Exercise objective: Retype, please, the listing from its opening line through the line that contains "import pandas as pd", both included, without the pictures.

-- Provided data start --

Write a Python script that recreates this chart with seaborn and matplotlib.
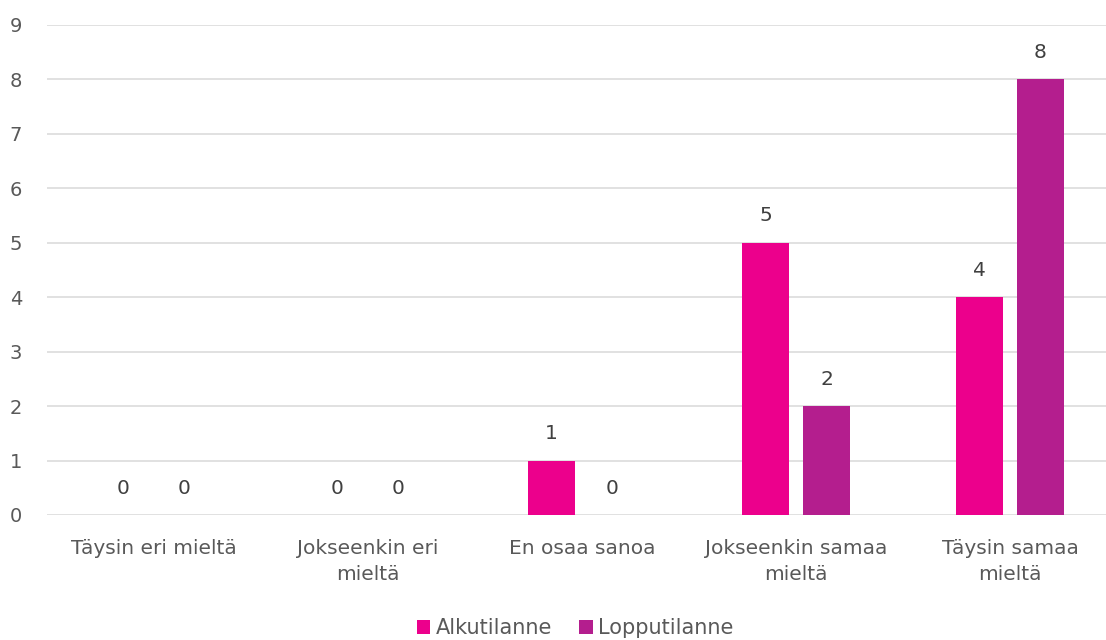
import matplotlib
matplotlib.use("Agg")
import matplotlib.pyplot as plt
import seaborn as sns
import pandas as pd

categories = ["Täysin eri mieltä", "Jokseenkin eri\nmieltä", "En osaa sanoa",
              "Jokseenkin samaa\nmieltä", "Täysin samaa\nmieltä"]
series_names = ["Alkutilanne", "Lopputilanne"]
alku = [0, 0, 1, 5, 4]
loppu = [0, 0, 0, 2, 8]
colors = ["#EC008C", "#B41E8E"]
yticks = list(range(0, 10))

df = pd.DataFrame({
    "kategoria": categories * 2,
    "sarja": [series_names[0]] * len(categories) + [series_names[1]] * len(categories),
    "arvo": alku + loppu,
})

sns.set_theme(style="white")
plt.rcParams['font.family'] = ['DejaVu Sans']

fig = plt.figure(figsize=(11.06, 6.4), dpi=100)
ax = fig.add_axes([47 / 1106, 125 / 640, 1070 / 1106, 490 / 640])

sns.barplot(data=df, x="kategoria", y="arvo", hue="sarja", order=categories,
            hue_order=series_names, palette=colors, width=0.57, gap=0.214,
            saturation=1, ax=ax, legend=True, linewidth=0)

ax.set_ylim(0, 9)
ax.set_yticks(yticks)
ax.yaxis.grid(True, color="#D9D9D9", linewidth=1.1)
ax.set_axisbelow(True)
for s in ax.spines.values():
    s.set_visible(False)
ax.tick_params(axis="y", length=0, pad=18, labelsize=14, labelcolor="#595959")
ax.tick_params(axis="x", length=0, pad=17, labelsize=14.5, labelcolor="#595959")
ax.set_xlabel("")
ax.set_ylabel("")
for lbl in ax.get_xticklabels():
    lbl.set_linespacing(1.5)

for cont in ax.containers:
    ax.bar_label(cont, fmt="%g", padding=12.5, fontsize=14.5, color="#404040")

handles, labels = ax.get_legend_handles_labels()
ax.legend_.remove()
fig.legend(handles, labels, loc="center", bbox_to_anchor=(0.52, 1 - 628 / 640),
           ncol=2, frameon=False, fontsize=15, handlelength=0.65, handleheight=0.65,
           handletextpad=0.25, columnspacing=1.3, labelcolor="#595959", borderaxespad=0)

fig.savefig("out.png", dpi=100)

-- Provided data end --

Answer to the problem:
Write a Python script that recreates this chart with seaborn and matplotlib.
import matplotlib
matplotlib.use("Agg")
import matplotlib.pyplot as plt
import seaborn as sns
import pandas as pd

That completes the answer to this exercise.